The couple had four daughters. Jackie would go on to earn a doctorate in Latin from the University of Wisconsin .
She was teaching writing at Kent State University in Ohio in 1967 when her father suffered a heart attack. Jackie went home and sat at his hospital bedside for weeks as he recounted stories of life on the family farm.
Back in Ohio after her father's recover), Jackie became aware of a deep longing within her to reconnect with her rural beginnings. As she described it in one of her Round Barn books:
There has been another clock within her. She didn't set it nor place it there. It's been geared not to hours but to cycles; the daily precession of milking and bottling, feeding and cleaning the yearly procession of planting, cultivating, harvesting.
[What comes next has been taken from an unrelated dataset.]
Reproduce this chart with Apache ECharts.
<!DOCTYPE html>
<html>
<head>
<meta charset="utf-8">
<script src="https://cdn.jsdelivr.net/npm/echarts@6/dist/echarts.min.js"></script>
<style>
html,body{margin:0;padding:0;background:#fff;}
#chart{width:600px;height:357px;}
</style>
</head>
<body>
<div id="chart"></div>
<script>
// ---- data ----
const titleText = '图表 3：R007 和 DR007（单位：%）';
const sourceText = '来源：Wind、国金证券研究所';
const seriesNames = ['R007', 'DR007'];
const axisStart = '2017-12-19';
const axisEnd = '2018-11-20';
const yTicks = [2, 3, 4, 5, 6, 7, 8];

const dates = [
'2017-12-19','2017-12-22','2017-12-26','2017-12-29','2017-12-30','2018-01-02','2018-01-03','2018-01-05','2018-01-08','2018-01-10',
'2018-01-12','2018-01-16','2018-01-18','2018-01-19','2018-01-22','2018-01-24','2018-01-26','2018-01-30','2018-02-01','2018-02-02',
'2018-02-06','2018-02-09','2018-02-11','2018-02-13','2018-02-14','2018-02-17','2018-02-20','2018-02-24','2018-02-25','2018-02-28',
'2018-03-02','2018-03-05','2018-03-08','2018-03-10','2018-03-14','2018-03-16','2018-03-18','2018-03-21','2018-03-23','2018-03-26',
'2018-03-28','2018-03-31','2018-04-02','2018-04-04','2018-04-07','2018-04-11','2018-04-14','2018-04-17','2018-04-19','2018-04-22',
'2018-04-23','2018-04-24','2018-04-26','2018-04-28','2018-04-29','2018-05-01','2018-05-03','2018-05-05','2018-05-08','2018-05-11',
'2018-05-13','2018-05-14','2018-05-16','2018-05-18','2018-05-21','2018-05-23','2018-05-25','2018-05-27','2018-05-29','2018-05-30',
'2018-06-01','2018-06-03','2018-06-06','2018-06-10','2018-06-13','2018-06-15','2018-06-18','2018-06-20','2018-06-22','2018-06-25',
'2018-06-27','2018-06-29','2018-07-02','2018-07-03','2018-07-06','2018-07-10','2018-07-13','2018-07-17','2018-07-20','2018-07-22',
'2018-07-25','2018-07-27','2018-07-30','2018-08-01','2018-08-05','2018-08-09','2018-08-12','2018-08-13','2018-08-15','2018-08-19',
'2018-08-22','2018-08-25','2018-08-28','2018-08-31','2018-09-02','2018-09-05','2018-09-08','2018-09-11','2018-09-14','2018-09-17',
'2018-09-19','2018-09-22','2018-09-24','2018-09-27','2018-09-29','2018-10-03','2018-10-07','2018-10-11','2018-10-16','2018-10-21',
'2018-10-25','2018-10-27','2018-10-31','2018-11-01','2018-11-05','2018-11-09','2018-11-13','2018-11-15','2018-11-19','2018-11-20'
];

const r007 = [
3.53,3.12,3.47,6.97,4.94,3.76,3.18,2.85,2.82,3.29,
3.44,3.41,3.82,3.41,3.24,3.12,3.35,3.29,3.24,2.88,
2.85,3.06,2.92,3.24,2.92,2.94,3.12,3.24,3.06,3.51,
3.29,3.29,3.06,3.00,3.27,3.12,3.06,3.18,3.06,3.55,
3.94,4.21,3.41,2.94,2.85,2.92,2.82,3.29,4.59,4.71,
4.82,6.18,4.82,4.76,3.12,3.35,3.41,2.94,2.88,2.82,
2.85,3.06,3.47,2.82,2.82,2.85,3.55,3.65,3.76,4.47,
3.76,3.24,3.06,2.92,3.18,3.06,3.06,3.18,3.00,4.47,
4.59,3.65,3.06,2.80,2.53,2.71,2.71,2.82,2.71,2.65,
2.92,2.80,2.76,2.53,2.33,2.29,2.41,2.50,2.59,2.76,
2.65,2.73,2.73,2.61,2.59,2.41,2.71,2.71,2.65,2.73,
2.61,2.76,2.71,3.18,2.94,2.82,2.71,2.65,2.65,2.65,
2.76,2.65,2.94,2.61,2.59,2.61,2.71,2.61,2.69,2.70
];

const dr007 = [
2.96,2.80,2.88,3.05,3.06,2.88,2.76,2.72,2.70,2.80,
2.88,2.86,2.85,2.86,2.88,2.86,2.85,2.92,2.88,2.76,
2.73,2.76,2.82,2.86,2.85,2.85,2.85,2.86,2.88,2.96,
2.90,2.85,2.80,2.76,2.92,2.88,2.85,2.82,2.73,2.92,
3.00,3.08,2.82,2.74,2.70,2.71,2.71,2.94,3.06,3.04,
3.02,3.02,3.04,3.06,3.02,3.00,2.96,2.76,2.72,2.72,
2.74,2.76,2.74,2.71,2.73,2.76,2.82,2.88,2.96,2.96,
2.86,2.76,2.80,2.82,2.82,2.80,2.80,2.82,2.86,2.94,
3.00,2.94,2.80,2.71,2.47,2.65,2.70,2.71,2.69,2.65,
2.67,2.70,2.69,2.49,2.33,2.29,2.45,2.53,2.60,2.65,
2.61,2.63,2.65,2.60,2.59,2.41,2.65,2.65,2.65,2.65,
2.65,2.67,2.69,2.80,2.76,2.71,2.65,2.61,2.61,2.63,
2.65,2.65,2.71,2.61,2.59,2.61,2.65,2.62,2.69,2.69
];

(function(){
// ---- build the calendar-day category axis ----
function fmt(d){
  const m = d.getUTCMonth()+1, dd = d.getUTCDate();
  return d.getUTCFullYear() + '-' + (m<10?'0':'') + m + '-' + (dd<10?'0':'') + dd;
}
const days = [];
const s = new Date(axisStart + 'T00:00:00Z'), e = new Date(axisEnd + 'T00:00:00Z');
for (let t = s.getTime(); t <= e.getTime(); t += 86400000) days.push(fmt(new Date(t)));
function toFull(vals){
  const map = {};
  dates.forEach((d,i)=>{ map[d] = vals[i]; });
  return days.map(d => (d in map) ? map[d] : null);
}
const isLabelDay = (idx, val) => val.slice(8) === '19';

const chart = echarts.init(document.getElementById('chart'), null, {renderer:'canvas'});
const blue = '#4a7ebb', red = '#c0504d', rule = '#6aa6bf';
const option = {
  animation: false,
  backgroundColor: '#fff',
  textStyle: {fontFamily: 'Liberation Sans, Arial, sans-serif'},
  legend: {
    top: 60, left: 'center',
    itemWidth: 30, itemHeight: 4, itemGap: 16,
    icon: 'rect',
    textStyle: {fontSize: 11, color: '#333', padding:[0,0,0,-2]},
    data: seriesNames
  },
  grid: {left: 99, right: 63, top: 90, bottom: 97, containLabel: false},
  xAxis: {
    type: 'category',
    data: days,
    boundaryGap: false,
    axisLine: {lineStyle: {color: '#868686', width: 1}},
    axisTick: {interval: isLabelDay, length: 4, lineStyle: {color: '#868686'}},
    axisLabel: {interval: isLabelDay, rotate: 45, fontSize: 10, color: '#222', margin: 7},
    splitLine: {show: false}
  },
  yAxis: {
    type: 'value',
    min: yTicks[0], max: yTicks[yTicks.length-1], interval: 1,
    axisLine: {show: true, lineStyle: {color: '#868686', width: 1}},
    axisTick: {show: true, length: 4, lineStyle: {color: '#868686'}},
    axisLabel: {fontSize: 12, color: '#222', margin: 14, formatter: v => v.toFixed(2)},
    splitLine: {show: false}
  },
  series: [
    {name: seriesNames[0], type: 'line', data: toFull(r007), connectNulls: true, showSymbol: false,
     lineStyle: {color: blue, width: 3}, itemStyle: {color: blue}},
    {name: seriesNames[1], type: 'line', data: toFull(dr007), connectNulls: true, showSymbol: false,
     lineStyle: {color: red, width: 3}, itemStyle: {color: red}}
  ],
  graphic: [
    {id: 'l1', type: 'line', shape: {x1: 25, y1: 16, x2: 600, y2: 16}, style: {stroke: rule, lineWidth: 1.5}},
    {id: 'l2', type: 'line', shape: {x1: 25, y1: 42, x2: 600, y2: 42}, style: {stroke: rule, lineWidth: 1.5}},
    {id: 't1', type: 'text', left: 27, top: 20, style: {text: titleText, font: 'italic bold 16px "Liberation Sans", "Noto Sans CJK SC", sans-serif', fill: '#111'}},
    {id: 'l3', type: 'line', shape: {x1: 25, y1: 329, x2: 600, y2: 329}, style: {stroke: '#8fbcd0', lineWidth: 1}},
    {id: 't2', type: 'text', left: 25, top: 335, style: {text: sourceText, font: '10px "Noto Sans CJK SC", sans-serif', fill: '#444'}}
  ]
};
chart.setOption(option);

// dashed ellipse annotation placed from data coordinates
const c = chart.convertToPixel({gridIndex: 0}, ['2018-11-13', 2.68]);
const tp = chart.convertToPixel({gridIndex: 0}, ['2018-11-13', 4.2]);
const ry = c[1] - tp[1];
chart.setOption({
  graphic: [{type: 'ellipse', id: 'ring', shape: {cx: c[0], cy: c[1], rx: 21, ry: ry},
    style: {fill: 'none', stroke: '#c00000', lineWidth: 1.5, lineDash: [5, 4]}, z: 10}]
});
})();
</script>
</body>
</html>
It's been set to sun, moon, health, cold, wet dry. But now if there's a heavy spring freeze, she puts on a coat without sensing the loss of crops that might result from too-late planting. If the sky lowers black, she takes an umbrella without feeling the sway of the hay wagon racing to reach the barn before the cloudburst. Her dailiness is not this class, that lecture, the next trip to the stacks...It was the ground she'd stood on, the air she'd breathed. She had no special moment, no epiphany to explain the realization of loss that came over her. She only knows that something elemental is gone and has been gone for some time. That it's probably irretrievable, unless she changes the path she's treading.
So that is what she did. Jackie Jackson changed her life's path. She moved to Springfield , IL , and accepted a position teaching literature and writing at an innovative university that was just opening, Sangamon State University , now the University of Illinois at Springfield .
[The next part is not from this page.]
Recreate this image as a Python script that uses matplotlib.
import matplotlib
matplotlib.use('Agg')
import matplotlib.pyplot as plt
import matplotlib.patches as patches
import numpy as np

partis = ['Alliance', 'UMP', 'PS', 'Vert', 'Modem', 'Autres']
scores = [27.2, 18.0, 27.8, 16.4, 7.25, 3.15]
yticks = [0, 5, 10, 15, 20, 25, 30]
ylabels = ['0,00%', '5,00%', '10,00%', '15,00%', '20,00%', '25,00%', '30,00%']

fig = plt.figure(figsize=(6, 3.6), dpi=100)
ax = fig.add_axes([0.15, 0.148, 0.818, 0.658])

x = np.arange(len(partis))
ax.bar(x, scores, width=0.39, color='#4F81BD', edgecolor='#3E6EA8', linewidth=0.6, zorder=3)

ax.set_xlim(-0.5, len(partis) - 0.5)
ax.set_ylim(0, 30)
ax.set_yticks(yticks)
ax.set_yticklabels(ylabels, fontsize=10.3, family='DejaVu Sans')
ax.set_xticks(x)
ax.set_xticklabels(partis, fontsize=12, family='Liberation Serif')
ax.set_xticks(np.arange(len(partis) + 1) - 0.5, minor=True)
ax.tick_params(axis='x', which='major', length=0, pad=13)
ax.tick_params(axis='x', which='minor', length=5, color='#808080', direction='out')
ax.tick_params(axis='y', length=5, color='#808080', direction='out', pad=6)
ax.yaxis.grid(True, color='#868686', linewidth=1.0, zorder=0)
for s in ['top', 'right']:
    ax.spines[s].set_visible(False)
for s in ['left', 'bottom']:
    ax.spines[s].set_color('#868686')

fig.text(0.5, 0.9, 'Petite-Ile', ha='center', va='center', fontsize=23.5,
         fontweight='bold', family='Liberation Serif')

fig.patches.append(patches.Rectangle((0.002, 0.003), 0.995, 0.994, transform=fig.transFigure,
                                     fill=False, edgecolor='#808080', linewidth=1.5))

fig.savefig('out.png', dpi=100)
For years, she had been collecting stories and recollections about the Round Barn, her family, the dairy's customers, and the townspeople. Her trove of tales included her own notebooks, stretching back to when she was 8, the stories her father had told her from his hospital bed, letters and notes left by her grandfather, and much more.
She became a sort of detective, finding more letters tucked into framed pictures, stuck to the attic floor in the old family home all sorts of unexpected places. Each letter or scrap of paper became a piece of the family puzzle.
In 1976, she began to fashion the notes and letters into the first Round Barn book. The book published this month, "The Round Barn: Biography of an American Farm' is the fulfillment of her promise to her grandfather, her magnum opus, a detailed and loving portrait of a way of life that no longer exists.
The Dougan Guernsey Dairy Farm ceased operating in 1967, just as agribusiness and large corporate farms were beginning to redefine American farming.
In 1979, the Round Barn was added to the National Registry of Historic Places.
By 2012, the dilapidated old structure had become a safety hazard, and it was torn down, but thanks to Jackie Jackson's beautifully detailed biography of her family's farm and the people who lived and worked there, generations from now readers will still be able to visit the magical world of the Round Barn.
As this Thanksgiving Day, this American harvest festival, approaches, I am thankful for the Round Barn books that capture a bygone day of American farming like holograms, and Loretta and I are grateful to our friend Jackie for giving the world such a gift.